Task data >>
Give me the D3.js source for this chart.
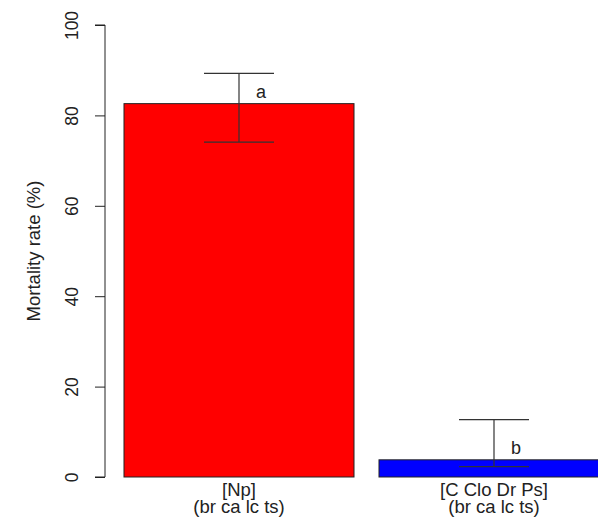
<!DOCTYPE html>
<html>
<head>
<meta charset="utf-8">
<script src="https://cdn.jsdelivr.net/npm/d3@7"></script>
<style>
  body { margin: 0; background: #fff; }
  svg text { font-family: "Liberation Sans", Arial, sans-serif; fill: #222; }
</style>
</head>
<body>
<svg id="chart" width="598" height="521"></svg>
<script>
// Mortality rate by treatment group, with error bar bounds and significance letters
const groups = ["[Np]\n(br ca lc ts)", "[C Clo Dr Ps]\n(br ca lc ts)"];
const mortality = [82.6, 3.8];
const errLow = [74.1, 2.3];
const errHigh = [89.3, 12.7];
const letters = ["a", "b"];
const barColors = ["#ff0000", "#0000ff"];
const yTicks = [0, 20, 40, 60, 80, 100];

const svg = d3.select("#chart");

const y = d3.scaleLinear().domain([0, 100]).range([477, 25]);
const x = d3.scaleBand()
  .domain(d3.range(groups.length))
  .range([111.5, 621.5])
  .paddingInner(0.098)
  .paddingOuter(0.049);

// bars
svg.append("g").selectAll("rect")
  .data(mortality)
  .join("rect")
  .attr("x", (d, i) => x(i))
  .attr("width", x.bandwidth())
  .attr("y", d => y(d))
  .attr("height", d => y(0) - y(d))
  .attr("fill", (d, i) => barColors[i])
  .attr("stroke", "#222")
  .attr("stroke-width", 1);

// error bars
const capHalf = 35;
const eb = svg.append("g").attr("stroke", "#333").attr("stroke-width", 1.2);
mortality.forEach((d, i) => {
  const cx = x(i) + x.bandwidth() / 2;
  eb.append("line").attr("x1", cx).attr("x2", cx).attr("y1", y(errLow[i])).attr("y2", y(errHigh[i]));
  eb.append("line").attr("x1", cx - capHalf).attr("x2", cx + capHalf).attr("y1", y(errLow[i])).attr("y2", y(errLow[i]));
  eb.append("line").attr("x1", cx - capHalf).attr("x2", cx + capHalf).attr("y1", y(errHigh[i])).attr("y2", y(errHigh[i]));
});

// significance letters
svg.append("g").selectAll("text")
  .data(letters)
  .join("text")
  .attr("x", (d, i) => x(i) + x.bandwidth() / 2 + 22)
  .attr("y", (d, i) => y(mortality[i]) - 6)
  .attr("text-anchor", "middle")
  .attr("font-size", 18)
  .text(d => d);

// y axis
const yAxis = d3.axisLeft(y).tickValues(yTicks).tickSize(10);
const ga = svg.append("g").attr("transform", "translate(105,0)").call(yAxis);
ga.select(".domain").attr("stroke", "#222").attr("d", `M-10,${y(100)}H0V${y(0)}H-10`);
ga.selectAll(".tick line").attr("stroke", "#222");
ga.selectAll(".tick text")
  .attr("font-size", 17.5)
  .attr("fill", "#222")
  .attr("text-anchor", "middle")
  .attr("transform", "rotate(-90)")
  .attr("x", 0)
  .attr("y", -33)
  .attr("dy", "0.35em");

// y axis title
svg.append("text")
  .attr("transform", `translate(34,${(y(0) + y(100)) / 2}) rotate(-90)`)
  .attr("text-anchor", "middle")
  .attr("dy", "0.35em")
  .attr("font-size", 18.5)
  .text("Mortality rate (%)");

// category labels (two lines each)
const cat = svg.append("g").selectAll("text")
  .data(groups)
  .join("text")
  .attr("text-anchor", "middle")
  .attr("font-size", 18.5)
  .attr("transform", (d, i) => `translate(${x(i) + x.bandwidth() / 2},0)`);
cat.each(function(d) {
  const lines = d.split("\n");
  d3.select(this).selectAll("tspan")
    .data(lines)
    .join("tspan")
    .attr("x", 0)
    .attr("y", (l, j) => 496 + j * 17)
    .text(l => l);
});
</script>
</body>
</html>
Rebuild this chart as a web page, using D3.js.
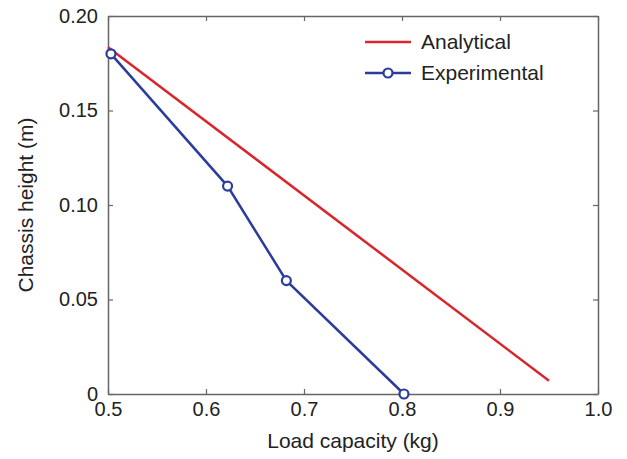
<!DOCTYPE html>
<html>
<head>
<meta charset="utf-8">
<script src="https://cdn.jsdelivr.net/npm/d3@7.9.0/dist/d3.min.js"></script>
<style>
  body { margin: 0; background: #fff; }
  svg text { font-family: "Liberation Sans", Arial, sans-serif; fill: #222; }
</style>
</head>
<body>
<svg id="chart" width="627" height="459"></svg>
<script>
// data
const analyticalX = [0.5, 0.95];
const analyticalY = [0.1835, 0.007];
const experimentalX = [0.503, 0.622, 0.682, 0.802];
const experimentalY = [0.18, 0.11, 0.06, 0.0];
const xTicks = [0.5, 0.6, 0.7, 0.8, 0.9, 1.0];
const yTicks = [0, 0.05, 0.10, 0.15, 0.20];
const seriesNames = ["Analytical", "Experimental"];

const red = "#d8262c";
const blue = "#2b3d9c";
const axisColor = "#666";

const svg = d3.select("#chart");
const margin = { left: 108, right: 29, top: 16, bottom: 65 };
const W = 627, H = 459;

const x = d3.scaleLinear().domain([0.5, 1.0]).range([margin.left, W - margin.right]);
const y = d3.scaleLinear().domain([0, 0.2]).range([H - margin.bottom, margin.top]);

const fmtX = d => d.toFixed(1);
const fmtY = d => d === 0 ? "0" : d.toFixed(2);

function styleAxis(g) {
  g.select(".domain").attr("stroke", axisColor).attr("stroke-width", 1.5);
  g.selectAll(".tick line").attr("stroke", axisColor).attr("stroke-width", 1.2);
  g.selectAll(".tick text").style("font-size", "20px").attr("fill", "#222");
}

// bottom & left with labels
svg.append("g")
  .attr("transform", `translate(0,${y(0)})`)
  .call(d3.axisBottom(x).tickValues(xTicks).tickFormat(fmtX).tickSizeInner(-5).tickSizeOuter(0).tickPadding(8))
  .call(styleAxis);

svg.append("g")
  .attr("transform", `translate(${x(0.5)},0)`)
  .call(d3.axisLeft(y).tickValues(yTicks).tickFormat(fmtY).tickSizeInner(-5).tickSizeOuter(0).tickPadding(10))
  .call(styleAxis);

// top & right without labels
svg.append("g")
  .attr("transform", `translate(0,${y(0.2)})`)
  .call(d3.axisTop(x).tickValues(xTicks).tickFormat("").tickSizeInner(-5).tickSizeOuter(0))
  .call(styleAxis);

svg.append("g")
  .attr("transform", `translate(${x(1.0)},0)`)
  .call(d3.axisRight(y).tickValues(yTicks).tickFormat("").tickSizeInner(-5).tickSizeOuter(0))
  .call(styleAxis);

// axis titles
svg.append("text")
  .attr("x", (x(0.5) + x(1.0)) / 2)
  .attr("y", 448)
  .attr("text-anchor", "middle")
  .style("font-size", "21px")
  .text("Load capacity (kg)");

svg.append("text")
  .attr("transform", `translate(33,${(y(0) + y(0.2)) / 2}) rotate(-90)`)
  .attr("text-anchor", "middle")
  .style("font-size", "21px")
  .text("Chassis height (m)");

const line = d3.line().x(d => x(d[0])).y(d => y(d[1]));

const analytical = d3.zip(analyticalX, analyticalY);
const experimental = d3.zip(experimentalX, experimentalY);

svg.append("path")
  .attr("d", line(analytical))
  .attr("fill", "none")
  .attr("stroke", red)
  .attr("stroke-width", 2.5);

svg.append("path")
  .attr("d", line(experimental))
  .attr("fill", "none")
  .attr("stroke", blue)
  .attr("stroke-width", 2.5);

svg.selectAll("circle.pt")
  .data(experimental)
  .join("circle")
  .attr("class", "pt")
  .attr("cx", d => x(d[0]))
  .attr("cy", d => y(d[1]))
  .attr("r", 4.5)
  .attr("fill", "#fff")
  .attr("stroke", blue)
  .attr("stroke-width", 2.2);

// legend
const legend = svg.append("g").attr("transform", "translate(365,42)");
seriesNames.forEach((name, i) => {
  const row = legend.append("g").attr("transform", `translate(0,${i * 31})`);
  row.append("line")
    .attr("x1", 0).attr("x2", 46)
    .attr("stroke", i === 0 ? red : blue)
    .attr("stroke-width", 2.5);
  if (i === 1) {
    row.append("circle")
      .attr("cx", 23).attr("cy", 0).attr("r", 4.5)
      .attr("fill", "#fff").attr("stroke", blue).attr("stroke-width", 2.2);
  }
  row.append("text")
    .attr("x", 56).attr("dy", "0.35em")
    .style("font-size", "21px")
    .text(name);
});
</script>
</body>
</html>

Short task >>
Copy every line from the entries that contains the word "chart".

Completed task >>
Give me the D3.js source for this chart.
<svg id="chart" width="598" height="521"></svg>
const svg = d3.select("#chart");
Rebuild this chart as a web page, using D3.js.
<svg id="chart" width="627" height="459"></svg>
const svg = d3.select("#chart");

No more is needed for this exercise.